The listing below must be repeated word for word, with its images excluded.

+===+

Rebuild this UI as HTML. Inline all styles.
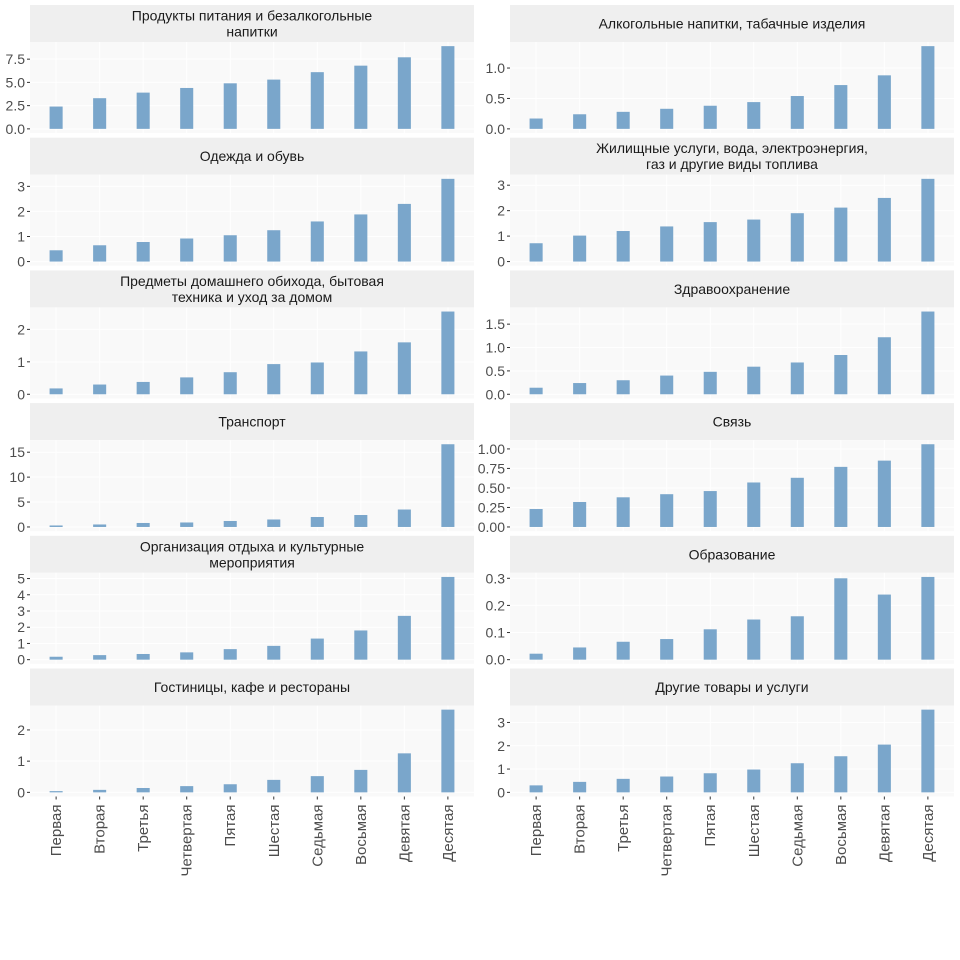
<!DOCTYPE html>
<html><head><meta charset="utf-8"><style>
html,body{margin:0;padding:0;background:#fff;}
svg{display:block;font-family:"Liberation Sans",sans-serif;}
</style></head><body>
<svg id="chart" width="960" height="960"></svg>
<script>
const categories = ["Первая","Вторая","Третья","Четвертая","Пятая","Шестая","Седьмая","Восьмая","Девятая","Десятая"];
const titles = [
 ["Продукты питания и безалкогольные","напитки"],
 ["Алкогольные напитки, табачные изделия"],
 ["Одежда и обувь"],
 ["Жилищные услуги, вода, электроэнергия,","газ и другие виды топлива"],
 ["Предметы домашнего обихода, бытовая","техника и уход за домом"],
 ["Здравоохранение"],
 ["Транспорт"],
 ["Связь"],
 ["Организация отдыха и культурные","мероприятия"],
 ["Образование"],
 ["Гостиницы, кафе и рестораны"],
 ["Другие товары и услуги"]
];
const foodValues = [2.4,3.3,3.9,4.4,4.9,5.3,6.1,6.8,7.7,8.9];
const alcoholValues = [0.17,0.24,0.28,0.33,0.38,0.44,0.54,0.72,0.88,1.36];
const clothingValues = [0.45,0.65,0.78,0.92,1.05,1.25,1.6,1.88,2.3,3.3];
const housingValues = [0.72,1.02,1.2,1.38,1.55,1.65,1.9,2.12,2.5,3.25];
const householdValues = [0.18,0.3,0.38,0.52,0.68,0.93,0.98,1.32,1.6,2.55];
const healthValues = [0.14,0.24,0.3,0.4,0.48,0.59,0.68,0.84,1.22,1.77];
const transportValues = [0.3,0.5,0.8,0.9,1.2,1.5,2.0,2.4,3.5,16.6];
const commValues = [0.23,0.32,0.38,0.42,0.46,0.57,0.63,0.77,0.85,1.06];
const recreationValues = [0.18,0.28,0.35,0.45,0.65,0.85,1.3,1.8,2.7,5.1];
const educationValues = [0.022,0.045,0.066,0.076,0.112,0.148,0.16,0.3,0.24,0.305];
const hotelValues = [0.04,0.08,0.14,0.2,0.26,0.4,0.52,0.72,1.25,2.65];
const otherValues = [0.3,0.45,0.58,0.68,0.82,0.98,1.25,1.55,2.05,3.55];
const seriesList = [foodValues,alcoholValues,clothingValues,housingValues,householdValues,healthValues,transportValues,commValues,recreationValues,educationValues,hotelValues,otherValues];
const tickLabels = [
 ["0.0","2.5","5.0","7.5"],["0.0","0.5","1.0"],["0","1","2","3"],["0","1","2","3"],
 ["0","1","2"],["0.0","0.5","1.0","1.5"],["0","5","10","15"],["0.00","0.25","0.50","0.75","1.00"],
 ["0","1","2","3","4","5"],["0.0","0.1","0.2","0.3"],["0","1","2"],["0","1","2","3"]
];
const NS="http://www.w3.org/2000/svg";
const svg=document.getElementById('chart');
function mk(tag,attrs,parent){const e=document.createElementNS(NS,tag);for(const k in attrs)e.setAttribute(k,attrs[k]);(parent||svg).appendChild(e);return e;}
const colX=[30,510], panelW=444, rowY0=5, pitch=132.7, stripH=37, plotH=91;
seriesList.forEach((vals,i)=>{
  const col=i%2,row=Math.floor(i/2);
  const x0=colX[col], sy=rowY0+row*pitch, py=sy+stripH, pb=py+plotH;
  const g=mk('g',{});
  
  
  const st=mk('rect',{x:x0,y:sy,width:panelW,height:stripH,fill:'#efefef'},g);
  
  
  const lines=titles[i];
  lines.forEach((t,k)=>{
    const ty=sy+stripH/2+5+(lines.length===2?(k===0?-8:8):0);
    const te=mk('text',{x:x0+panelW/2,y:ty,'text-anchor':'middle','font-size':14,fill:'#1a1a1a'},g);
    te.textContent=t;
    
    
  });
  const bg=mk('rect',{x:x0,y:py,width:panelW,height:plotH,fill:'#f9f9f9'},g);
  
  
  const maxV=Math.max(...vals, ...tickLabels[i].map(Number));
  const top=Math.max(...vals);
  const lo=-0.05*top, hi=top*1.05;
  const yS=v=>pb-(v-lo)/(hi-lo)*plotH;
  const unit=panelW/10.2;
  const xS=j=>x0+(j+1-0.4)*unit;
  categories.forEach((c,j)=>{mk('line',{x1:xS(j),x2:xS(j),y1:py,y2:pb,stroke:'#fff','stroke-width':1},g);});
  tickLabels[i].forEach(tl=>{
    const v=Number(tl), y=yS(v);
    mk('line',{x1:x0,x2:x0+panelW,y1:y,y2:y,stroke:'#fff','stroke-width':1},g);
    mk('line',{x1:x0-3,x2:x0,y1:y,y2:y,stroke:'#333','stroke-width':1},g);
    const te=mk('text',{x:x0-5,y:y+5,'text-anchor':'end','font-size':14,fill:'#4d4d4d'},g);
    te.textContent=tl;
    
    
  });
  vals.forEach((v,j)=>{
    const b=mk('rect',{x:xS(j)-unit*0.15,y:yS(v),width:unit*0.3,height:yS(0)-yS(v),fill:'#7aa6cb'},g);
    
    
  });
  if(row===5){
    categories.forEach((c,j)=>{
      mk('line',{x1:xS(j),x2:xS(j),y1:pb,y2:pb+3,stroke:'#333','stroke-width':1},g);
      const te=mk('text',{x:0,y:0,'text-anchor':'end','font-size':15,fill:'#4d4d4d',transform:`translate(${xS(j)+5},${pb+8}) rotate(-90)`},g);
      te.textContent=c;
      
      
    });
  }
});
</script>
</body></html>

+===+

ANSWER TO THIS TASK >>
Rebuild this UI as HTML. Inline all styles.
<!DOCTYPE html>
<html><head><meta charset="utf-8"><style>
html,body{margin:0;padding:0;background:#fff;}
svg{display:block;font-family:"Liberation Sans",sans-serif;}
</style></head><body>
<svg id="chart" width="960" height="960"></svg>
<script>
const categories = ["Первая","Вторая","Третья","Четвертая","Пятая","Шестая","Седьмая","Восьмая","Девятая","Десятая"];
const titles = [
 ["Продукты питания и безалкогольные","напитки"],
 ["Алкогольные напитки, табачные изделия"],
 ["Одежда и обувь"],
 ["Жилищные услуги, вода, электроэнергия,","газ и другие виды топлива"],
 ["Предметы домашнего обихода, бытовая","техника и уход за домом"],
 ["Здравоохранение"],
 ["Транспорт"],
 ["Связь"],
 ["Организация отдыха и культурные","мероприятия"],
 ["Образование"],
 ["Гостиницы, кафе и рестораны"],
 ["Другие товары и услуги"]
];
const foodValues = [2.4,3.3,3.9,4.4,4.9,5.3,6.1,6.8,7.7,8.9];
const alcoholValues = [0.17,0.24,0.28,0.33,0.38,0.44,0.54,0.72,0.88,1.36];
const clothingValues = [0.45,0.65,0.78,0.92,1.05,1.25,1.6,1.88,2.3,3.3];
const housingValues = [0.72,1.02,1.2,1.38,1.55,1.65,1.9,2.12,2.5,3.25];
const householdValues = [0.18,0.3,0.38,0.52,0.68,0.93,0.98,1.32,1.6,2.55];
const healthValues = [0.14,0.24,0.3,0.4,0.48,0.59,0.68,0.84,1.22,1.77];
const transportValues = [0.3,0.5,0.8,0.9,1.2,1.5,2.0,2.4,3.5,16.6];
const commValues = [0.23,0.32,0.38,0.42,0.46,0.57,0.63,0.77,0.85,1.06];
const recreationValues = [0.18,0.28,0.35,0.45,0.65,0.85,1.3,1.8,2.7,5.1];
const educationValues = [0.022,0.045,0.066,0.076,0.112,0.148,0.16,0.3,0.24,0.305];
const hotelValues = [0.04,0.08,0.14,0.2,0.26,0.4,0.52,0.72,1.25,2.65];
const otherValues = [0.3,0.45,0.58,0.68,0.82,0.98,1.25,1.55,2.05,3.55];
const seriesList = [foodValues,alcoholValues,clothingValues,housingValues,householdValues,healthValues,transportValues,commValues,recreationValues,educationValues,hotelValues,otherValues];
const tickLabels = [
 ["0.0","2.5","5.0","7.5"],["0.0","0.5","1.0"],["0","1","2","3"],["0","1","2","3"],
 ["0","1","2"],["0.0","0.5","1.0","1.5"],["0","5","10","15"],["0.00","0.25","0.50","0.75","1.00"],
 ["0","1","2","3","4","5"],["0.0","0.1","0.2","0.3"],["0","1","2"],["0","1","2","3"]
];
const NS="http://www.w3.org/2000/svg";
const svg=document.getElementById('chart');
function mk(tag,attrs,parent){const e=document.createElementNS(NS,tag);for(const k in attrs)e.setAttribute(k,attrs[k]);(parent||svg).appendChild(e);return e;}
const colX=[30,510], panelW=444, rowY0=5, pitch=132.7, stripH=37, plotH=91;
seriesList.forEach((vals,i)=>{
  const col=i%2,row=Math.floor(i/2);
  const x0=colX[col], sy=rowY0+row*pitch, py=sy+stripH, pb=py+plotH;
  const g=mk('g',{});
  
  
  const st=mk('rect',{x:x0,y:sy,width:panelW,height:stripH,fill:'#efefef'},g);
  
  
  const lines=titles[i];
  lines.forEach((t,k)=>{
    const ty=sy+stripH/2+5+(lines.length===2?(k===0?-8:8):0);
    const te=mk('text',{x:x0+panelW/2,y:ty,'text-anchor':'middle','font-size':14,fill:'#1a1a1a'},g);
    te.textContent=t;
    
    
  });
  const bg=mk('rect',{x:x0,y:py,width:panelW,height:plotH,fill:'#f9f9f9'},g);
  
  
  const maxV=Math.max(...vals, ...tickLabels[i].map(Number));
  const top=Math.max(...vals);
  const lo=-0.05*top, hi=top*1.05;
  const yS=v=>pb-(v-lo)/(hi-lo)*plotH;
  const unit=panelW/10.2;
  const xS=j=>x0+(j+1-0.4)*unit;
  categories.forEach((c,j)=>{mk('line',{x1:xS(j),x2:xS(j),y1:py,y2:pb,stroke:'#fff','stroke-width':1},g);});
  tickLabels[i].forEach(tl=>{
    const v=Number(tl), y=yS(v);
    mk('line',{x1:x0,x2:x0+panelW,y1:y,y2:y,stroke:'#fff','stroke-width':1},g);
    mk('line',{x1:x0-3,x2:x0,y1:y,y2:y,stroke:'#333','stroke-width':1},g);
    const te=mk('text',{x:x0-5,y:y+5,'text-anchor':'end','font-size':14,fill:'#4d4d4d'},g);
    te.textContent=tl;
    
    
  });
  vals.forEach((v,j)=>{
    const b=mk('rect',{x:xS(j)-unit*0.15,y:yS(v),width:unit*0.3,height:yS(0)-yS(v),fill:'#7aa6cb'},g);
    
    
  });
  if(row===5){
    categories.forEach((c,j)=>{
      mk('line',{x1:xS(j),x2:xS(j),y1:pb,y2:pb+3,stroke:'#333','stroke-width':1},g);
      const te=mk('text',{x:0,y:0,'text-anchor':'end','font-size':15,fill:'#4d4d4d',transform:`translate(${xS(j)+5},${pb+8}) rotate(-90)`},g);
      te.textContent=c;
      
      
    });
  }
});
</script>
</body></html>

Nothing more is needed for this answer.